Now, fair enough – you might say that few people could imagine creditors demanding a physical meeting instead of a virtual meeting and in any event, surely they would do so earlier in the process – right? But we IPs are few! And we might just imagine a circumstance in which a creditor proving for more than 10% of the claims might, if unhappy with the appointment at the virtual meeting held at 11.00am, put in an objection at 14.00 to force a rematch, giving time to canvass more votes for their nominee.

But now the insolvency service has decided that the word “between” should not include the day of the meeting. Perhaps uncharitably, we think the IS may have thought of this interpretation after the event, as a way of circumventing the above scenario. But, as one suitably irritated friend put it, their suggestion seems equivalent to being asked to pick a number between 1 and 10, but not be able to choose either 1 or 10.

So – what to do?

Well – there is a surprising range of options –

  • Follow the earlier accepted interpretation of the Rules and allow objections after the meeting, up to 23.59 that evening, relying upon the members’ resolution to legitimize any appointment.
  • Follow the new Insolvency Service advice and stop objections at 23.59 the day before the meeting.
  • Follow a suggestion made by another of my compliance friends, to accept objections up to the start of the meeting (or perhaps the end of the meeting) but not after, on the grounds that it is a nonsense that a quorate and properly convened meeting can somehow be rendered void.

But the trouble is that, common sense or not, all our opinions must be subject to the judgement of the court and who knows what that might be.  Which leads me to a tentative response of –

  • Follow the insolvency service advice, having made sure that your notice states that any request must be received “between the delivery and decision dates (i.e. the xxth (the day before the meeting))”. But if the objection threshold is reached after that point, contact the objector(s) and say so, right away, so they can then complain to the Court if they want. With a defense that you were following the insolvency service’s advice, you should at least avoid any sanction for your decision.

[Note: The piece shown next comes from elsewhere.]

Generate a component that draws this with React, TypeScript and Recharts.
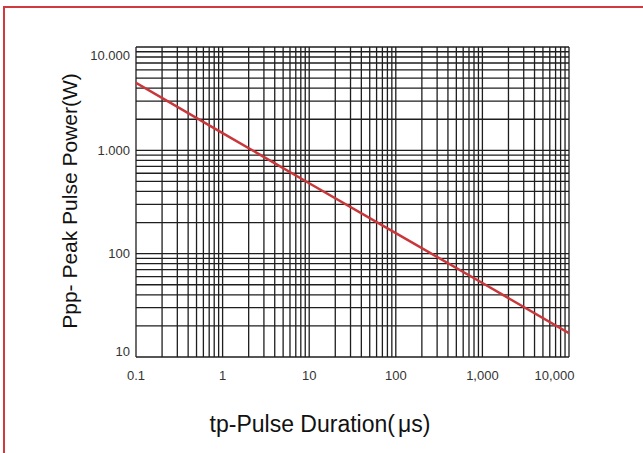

In the alternative, of course, you could follow my earlier general recommendation for CVL appointments, of going for deemed consent in the first instance, thus avoiding this whole mess…

Notes on the amendment rules

I owe an apology to readers who might have expected more immediate comment on the new amendment rules as issued on 15th (The Insolvency (England & Wales) (Amendment) Rules 2017). To be honest, they almost tipped me over the edge into a terminal decline in interest. But I struggle on.

Mostly, the amendments are concerned with corrections to spelling and internal references that were confusing, while some have dealt with expressions that had unforeseen consequences. But one two are very helpful.

First up is the decision not to impose the 366 day year that I went on about in my last blog. Month and year ends will return to being on the day before the same day in the starting month, so that a year beginning on 23 March will, once again, end on 22 March.  Yay!

Second up, but really very important, Rule 18.18(3) has been corrected so that one can get fees approved in an ADM under 52(1)(b) without having to go to the unsecured creditors for approval, a potentially serious cock-up, had it been allowed to subsist.

But I am afraid that there remains a long list of issues which my friends in the compliance community have raised that have not been corrected, clarified or otherwise explained. It therefore seems very likely that we will face a further round of amendments sometime in the next two years.